My dad is/was like any other dad. He was good hearted, loving, smiling, a provider. But his nasty illness to binge on alcohol, drugs, women, everything is/was addicting to him. My mom, she was/is like any other mother. Heart of gold, will do anything for her kids, loving, happy, a provider. But my mom did a very good job of hiding what my dad was doing. His late nights. His hangovers where he was ill and puking from mixing booze with drugs. His illness because he is probably intolerant altogether to alcohol causing him migraines and physical illness. His cheating on my mother. His lack of concern for his children.
These behaviors went on for MANY years. So many years so that I began to be the caretaker in my family. My dad checked out after the birth of my brother, was unseen with my sister, and my mother began working full time to help pay the bills that my father racked up from unnecessary purchases. Oh and did I mention his bipolar disorder too? Friendly combination, addiction and mental illness. The behaviors went on. I became Mom. At the ripe age of EIGHT. I was dressing my siblings for school, feeding them, and caring for myself because my father was still passed out drunk from nights before, or flat out failed to come home. My mother worked nights as a nurse, her ability to be there full time for us kids was obviously limited as my parents were a two parent income household, they both had to work. Finally after two years of the continued misery of my fathers black hole spiral my mother threw in the towel and they got divorced.

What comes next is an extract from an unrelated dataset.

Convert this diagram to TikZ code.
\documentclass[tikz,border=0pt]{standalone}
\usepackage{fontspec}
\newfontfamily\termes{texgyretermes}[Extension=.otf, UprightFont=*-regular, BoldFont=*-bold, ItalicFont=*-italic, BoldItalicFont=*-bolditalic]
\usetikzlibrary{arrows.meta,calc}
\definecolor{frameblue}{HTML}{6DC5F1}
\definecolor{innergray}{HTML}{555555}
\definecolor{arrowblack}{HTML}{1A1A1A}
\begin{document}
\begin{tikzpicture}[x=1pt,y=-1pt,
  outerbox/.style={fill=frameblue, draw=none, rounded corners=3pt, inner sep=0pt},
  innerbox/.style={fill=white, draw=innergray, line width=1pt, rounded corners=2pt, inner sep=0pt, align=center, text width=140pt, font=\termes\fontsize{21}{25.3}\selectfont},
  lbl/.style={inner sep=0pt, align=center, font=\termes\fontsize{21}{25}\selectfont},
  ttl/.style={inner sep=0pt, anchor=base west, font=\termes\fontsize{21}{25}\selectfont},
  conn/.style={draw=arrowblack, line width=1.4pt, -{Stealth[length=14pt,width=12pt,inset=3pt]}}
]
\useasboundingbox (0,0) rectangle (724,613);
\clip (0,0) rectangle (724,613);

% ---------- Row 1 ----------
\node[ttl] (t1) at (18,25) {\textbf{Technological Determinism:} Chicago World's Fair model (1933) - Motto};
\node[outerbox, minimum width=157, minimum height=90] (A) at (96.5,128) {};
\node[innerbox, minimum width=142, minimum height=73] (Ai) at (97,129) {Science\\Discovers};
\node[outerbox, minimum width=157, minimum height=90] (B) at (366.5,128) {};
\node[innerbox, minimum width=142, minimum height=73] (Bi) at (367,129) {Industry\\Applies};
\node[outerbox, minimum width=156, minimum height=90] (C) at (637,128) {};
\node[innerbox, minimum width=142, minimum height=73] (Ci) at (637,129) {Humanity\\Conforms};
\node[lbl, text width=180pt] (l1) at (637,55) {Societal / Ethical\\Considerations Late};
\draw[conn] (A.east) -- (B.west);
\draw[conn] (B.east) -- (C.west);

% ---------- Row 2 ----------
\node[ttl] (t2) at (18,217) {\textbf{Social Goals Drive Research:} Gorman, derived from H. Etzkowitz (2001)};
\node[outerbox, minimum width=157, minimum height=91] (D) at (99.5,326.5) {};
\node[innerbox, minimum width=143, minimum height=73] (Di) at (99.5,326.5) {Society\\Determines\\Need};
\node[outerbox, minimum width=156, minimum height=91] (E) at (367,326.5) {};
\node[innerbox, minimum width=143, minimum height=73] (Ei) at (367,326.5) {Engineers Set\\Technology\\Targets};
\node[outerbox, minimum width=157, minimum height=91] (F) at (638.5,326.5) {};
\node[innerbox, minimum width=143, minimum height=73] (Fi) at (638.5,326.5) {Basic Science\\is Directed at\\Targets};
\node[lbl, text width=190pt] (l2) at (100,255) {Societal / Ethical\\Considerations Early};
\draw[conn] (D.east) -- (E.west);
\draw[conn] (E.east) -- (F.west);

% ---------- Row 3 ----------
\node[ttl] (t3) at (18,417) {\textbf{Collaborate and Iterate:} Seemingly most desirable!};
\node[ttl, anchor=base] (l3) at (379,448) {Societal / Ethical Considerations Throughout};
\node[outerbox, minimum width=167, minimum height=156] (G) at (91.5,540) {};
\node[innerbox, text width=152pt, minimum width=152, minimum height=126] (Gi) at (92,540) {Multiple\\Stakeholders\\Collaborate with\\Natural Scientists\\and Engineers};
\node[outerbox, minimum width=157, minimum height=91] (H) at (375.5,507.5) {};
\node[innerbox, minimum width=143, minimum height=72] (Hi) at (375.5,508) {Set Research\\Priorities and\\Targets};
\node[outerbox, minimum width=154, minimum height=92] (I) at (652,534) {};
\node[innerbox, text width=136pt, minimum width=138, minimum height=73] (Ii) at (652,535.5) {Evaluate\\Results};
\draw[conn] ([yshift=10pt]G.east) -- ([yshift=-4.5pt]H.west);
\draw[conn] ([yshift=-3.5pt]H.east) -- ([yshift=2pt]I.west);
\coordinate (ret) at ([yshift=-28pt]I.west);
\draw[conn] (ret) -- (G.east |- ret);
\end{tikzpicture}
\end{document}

Lots of parents get divorced. But I never knew why. I thought, they just don’t get along anymore. Not until I was old enough did the Big Pink Elephant finally receive recognition for being in my life. My dad is an alcoholic. His illness and failure to accept his illness killed my family. A lot of my family was lost because of his illness. My siblings, we rarely speak. Because of so many hurts within a dysfunctional alcoholic or addiction ridden family. We have pains from the family unit and so we turned in on each other, we would fend for ourselves. Not full time, but when we would visit my dad we would. I remember a time when his first wife, whom he began seeing while still married to my mother, came to visit. My father locked myself and my younger siblings out of his apartment with just a few dollars so that we could walk a mile or so to the local Circle K to buy candy and a Thirstbuster. Because he needed a fix.

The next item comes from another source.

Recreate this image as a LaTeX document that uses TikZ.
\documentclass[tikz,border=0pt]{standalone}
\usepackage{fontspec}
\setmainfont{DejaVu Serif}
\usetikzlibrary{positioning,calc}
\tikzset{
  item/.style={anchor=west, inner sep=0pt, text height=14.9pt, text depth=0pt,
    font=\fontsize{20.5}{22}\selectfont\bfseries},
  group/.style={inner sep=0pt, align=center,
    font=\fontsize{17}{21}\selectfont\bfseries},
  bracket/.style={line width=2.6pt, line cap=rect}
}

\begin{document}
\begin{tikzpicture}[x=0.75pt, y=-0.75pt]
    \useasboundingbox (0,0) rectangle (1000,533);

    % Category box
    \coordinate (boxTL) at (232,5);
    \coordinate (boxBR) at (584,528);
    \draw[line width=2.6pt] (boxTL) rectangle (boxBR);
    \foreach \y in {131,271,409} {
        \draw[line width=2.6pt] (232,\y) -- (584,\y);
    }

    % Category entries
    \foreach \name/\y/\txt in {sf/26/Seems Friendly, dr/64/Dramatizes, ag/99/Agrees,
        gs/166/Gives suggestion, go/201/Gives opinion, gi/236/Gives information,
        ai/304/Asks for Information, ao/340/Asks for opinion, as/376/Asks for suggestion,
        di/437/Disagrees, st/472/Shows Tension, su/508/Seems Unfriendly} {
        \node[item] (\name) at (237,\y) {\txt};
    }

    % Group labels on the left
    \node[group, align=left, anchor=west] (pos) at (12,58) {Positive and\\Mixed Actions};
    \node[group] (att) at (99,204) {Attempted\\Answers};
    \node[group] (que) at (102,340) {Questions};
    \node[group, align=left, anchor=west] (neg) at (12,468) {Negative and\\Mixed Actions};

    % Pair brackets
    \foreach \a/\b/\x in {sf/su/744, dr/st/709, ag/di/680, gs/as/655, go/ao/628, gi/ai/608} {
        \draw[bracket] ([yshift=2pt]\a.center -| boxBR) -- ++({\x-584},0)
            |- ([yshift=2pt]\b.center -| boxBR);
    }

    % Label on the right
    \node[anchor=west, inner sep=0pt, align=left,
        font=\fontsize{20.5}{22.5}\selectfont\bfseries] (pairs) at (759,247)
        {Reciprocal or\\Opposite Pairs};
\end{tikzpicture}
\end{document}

I am 100 times more likely to become an alcoholic. I choose not to be. I watched my father tear me to pieces like a lion to a lamb. I was called every curse word you could think of…..I can recall and cite verbatum those words, those comments. They sting. They pain. That the one man in my life who should have been my TRUE knight in shining armor was the root of all evil. His secret. His illness. The illness that would tear me to pieces name by name, inch by inch, until my self-worth lay in a puddle of tears. The illness that led me to believe I was the fattest and ugliest person on Earth. The illness that led me to believe I would never be smart enough. His illness, his drinking said those horrible things. The illness he once attested to having. He came to grips with his addiction, his illness. He was sober….for a year. I lived with him during that time. I got to know a bit of my dad. I had someone I could talk to without being called names, without the condescending tone, the belittling, the pain, the sting. But it all changed. I moved out because I was 19, I had a boyfriend (the now hubs), and his divorce became final.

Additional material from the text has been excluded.